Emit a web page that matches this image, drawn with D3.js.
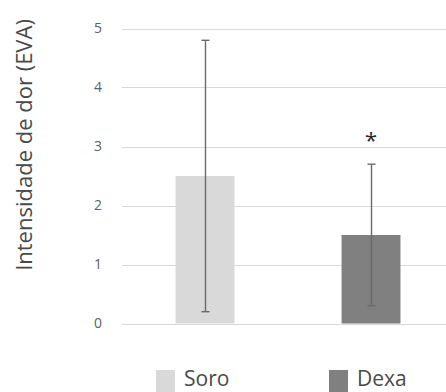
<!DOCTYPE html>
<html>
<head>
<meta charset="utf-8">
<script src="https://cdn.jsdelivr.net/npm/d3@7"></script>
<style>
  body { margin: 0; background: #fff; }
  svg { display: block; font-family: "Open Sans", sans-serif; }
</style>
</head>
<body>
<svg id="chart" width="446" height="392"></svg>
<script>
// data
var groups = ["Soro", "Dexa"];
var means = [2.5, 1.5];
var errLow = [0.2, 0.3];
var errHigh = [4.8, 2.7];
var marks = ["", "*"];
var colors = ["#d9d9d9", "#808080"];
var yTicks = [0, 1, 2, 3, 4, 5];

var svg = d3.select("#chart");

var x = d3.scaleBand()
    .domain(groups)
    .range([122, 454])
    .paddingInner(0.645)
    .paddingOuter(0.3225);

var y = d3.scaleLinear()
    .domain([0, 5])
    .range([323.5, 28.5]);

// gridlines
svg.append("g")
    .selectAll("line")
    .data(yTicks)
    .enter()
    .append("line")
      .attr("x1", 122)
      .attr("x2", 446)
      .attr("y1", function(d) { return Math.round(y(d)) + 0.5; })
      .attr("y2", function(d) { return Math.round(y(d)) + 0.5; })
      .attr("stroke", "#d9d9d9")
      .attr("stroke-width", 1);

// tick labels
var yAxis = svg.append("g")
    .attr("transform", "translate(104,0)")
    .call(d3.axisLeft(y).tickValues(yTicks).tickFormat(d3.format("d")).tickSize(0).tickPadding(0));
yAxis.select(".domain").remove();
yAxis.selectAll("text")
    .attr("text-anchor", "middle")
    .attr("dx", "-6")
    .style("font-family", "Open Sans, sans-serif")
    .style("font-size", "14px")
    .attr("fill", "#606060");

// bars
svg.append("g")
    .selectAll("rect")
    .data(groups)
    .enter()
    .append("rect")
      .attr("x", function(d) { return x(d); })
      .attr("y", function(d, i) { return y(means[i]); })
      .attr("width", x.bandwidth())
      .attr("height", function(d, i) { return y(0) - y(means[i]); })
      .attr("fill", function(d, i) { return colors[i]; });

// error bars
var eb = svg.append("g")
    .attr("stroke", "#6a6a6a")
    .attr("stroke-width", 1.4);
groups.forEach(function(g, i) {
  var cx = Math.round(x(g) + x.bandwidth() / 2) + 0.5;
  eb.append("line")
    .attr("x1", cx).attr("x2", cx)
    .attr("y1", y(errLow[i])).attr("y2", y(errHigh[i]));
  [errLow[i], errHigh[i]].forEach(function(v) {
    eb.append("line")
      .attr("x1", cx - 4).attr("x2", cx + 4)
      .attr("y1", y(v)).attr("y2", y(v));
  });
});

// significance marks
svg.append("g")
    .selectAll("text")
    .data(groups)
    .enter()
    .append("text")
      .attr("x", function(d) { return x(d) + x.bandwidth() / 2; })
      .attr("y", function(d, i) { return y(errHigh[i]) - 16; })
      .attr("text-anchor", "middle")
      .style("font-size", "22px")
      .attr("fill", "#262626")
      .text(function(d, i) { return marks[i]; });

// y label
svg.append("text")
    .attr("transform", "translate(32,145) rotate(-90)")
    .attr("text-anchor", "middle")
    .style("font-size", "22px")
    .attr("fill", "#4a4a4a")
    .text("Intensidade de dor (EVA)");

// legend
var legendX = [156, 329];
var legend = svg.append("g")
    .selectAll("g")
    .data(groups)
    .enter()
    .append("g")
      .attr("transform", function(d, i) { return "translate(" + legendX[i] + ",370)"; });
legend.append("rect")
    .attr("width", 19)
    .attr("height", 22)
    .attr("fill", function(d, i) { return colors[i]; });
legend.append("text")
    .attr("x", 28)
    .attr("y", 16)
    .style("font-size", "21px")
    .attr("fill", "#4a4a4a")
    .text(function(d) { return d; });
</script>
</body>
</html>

What to do: Write out the whole listing again, exactly, with no pictures.

Answer to this exercise:
Emit a web page that matches this image, drawn with D3.js.
<!DOCTYPE html>
<html>
<head>
<meta charset="utf-8">
<script src="https://cdn.jsdelivr.net/npm/d3@7"></script>
<style>
  body { margin: 0; background: #fff; }
  svg { display: block; font-family: "Open Sans", sans-serif; }
</style>
</head>
<body>
<svg id="chart" width="446" height="392"></svg>
<script>
// data
var groups = ["Soro", "Dexa"];
var means = [2.5, 1.5];
var errLow = [0.2, 0.3];
var errHigh = [4.8, 2.7];
var marks = ["", "*"];
var colors = ["#d9d9d9", "#808080"];
var yTicks = [0, 1, 2, 3, 4, 5];

var svg = d3.select("#chart");

var x = d3.scaleBand()
    .domain(groups)
    .range([122, 454])
    .paddingInner(0.645)
    .paddingOuter(0.3225);

var y = d3.scaleLinear()
    .domain([0, 5])
    .range([323.5, 28.5]);

// gridlines
svg.append("g")
    .selectAll("line")
    .data(yTicks)
    .enter()
    .append("line")
      .attr("x1", 122)
      .attr("x2", 446)
      .attr("y1", function(d) { return Math.round(y(d)) + 0.5; })
      .attr("y2", function(d) { return Math.round(y(d)) + 0.5; })
      .attr("stroke", "#d9d9d9")
      .attr("stroke-width", 1);

// tick labels
var yAxis = svg.append("g")
    .attr("transform", "translate(104,0)")
    .call(d3.axisLeft(y).tickValues(yTicks).tickFormat(d3.format("d")).tickSize(0).tickPadding(0));
yAxis.select(".domain").remove();
yAxis.selectAll("text")
    .attr("text-anchor", "middle")
    .attr("dx", "-6")
    .style("font-family", "Open Sans, sans-serif")
    .style("font-size", "14px")
    .attr("fill", "#606060");

// bars
svg.append("g")
    .selectAll("rect")
    .data(groups)
    .enter()
    .append("rect")
      .attr("x", function(d) { return x(d); })
      .attr("y", function(d, i) { return y(means[i]); })
      .attr("width", x.bandwidth())
      .attr("height", function(d, i) { return y(0) - y(means[i]); })
      .attr("fill", function(d, i) { return colors[i]; });

// error bars
var eb = svg.append("g")
    .attr("stroke", "#6a6a6a")
    .attr("stroke-width", 1.4);
groups.forEach(function(g, i) {
  var cx = Math.round(x(g) + x.bandwidth() / 2) + 0.5;
  eb.append("line")
    .attr("x1", cx).attr("x2", cx)
    .attr("y1", y(errLow[i])).attr("y2", y(errHigh[i]));
  [errLow[i], errHigh[i]].forEach(function(v) {
    eb.append("line")
      .attr("x1", cx - 4).attr("x2", cx + 4)
      .attr("y1", y(v)).attr("y2", y(v));
  });
});

// significance marks
svg.append("g")
    .selectAll("text")
    .data(groups)
    .enter()
    .append("text")
      .attr("x", function(d) { return x(d) + x.bandwidth() / 2; })
      .attr("y", function(d, i) { return y(errHigh[i]) - 16; })
      .attr("text-anchor", "middle")
      .style("font-size", "22px")
      .attr("fill", "#262626")
      .text(function(d, i) { return marks[i]; });

// y label
svg.append("text")
    .attr("transform", "translate(32,145) rotate(-90)")
    .attr("text-anchor", "middle")
    .style("font-size", "22px")
    .attr("fill", "#4a4a4a")
    .text("Intensidade de dor (EVA)");

// legend
var legendX = [156, 329];
var legend = svg.append("g")
    .selectAll("g")
    .data(groups)
    .enter()
    .append("g")
      .attr("transform", function(d, i) { return "translate(" + legendX[i] + ",370)"; });
legend.append("rect")
    .attr("width", 19)
    .attr("height", 22)
    .attr("fill", function(d, i) { return colors[i]; });
legend.append("text")
    .attr("x", 28)
    .attr("y", 16)
    .style("font-size", "21px")
    .attr("fill", "#4a4a4a")
    .text(function(d) { return d; });
</script>
</body>
</html>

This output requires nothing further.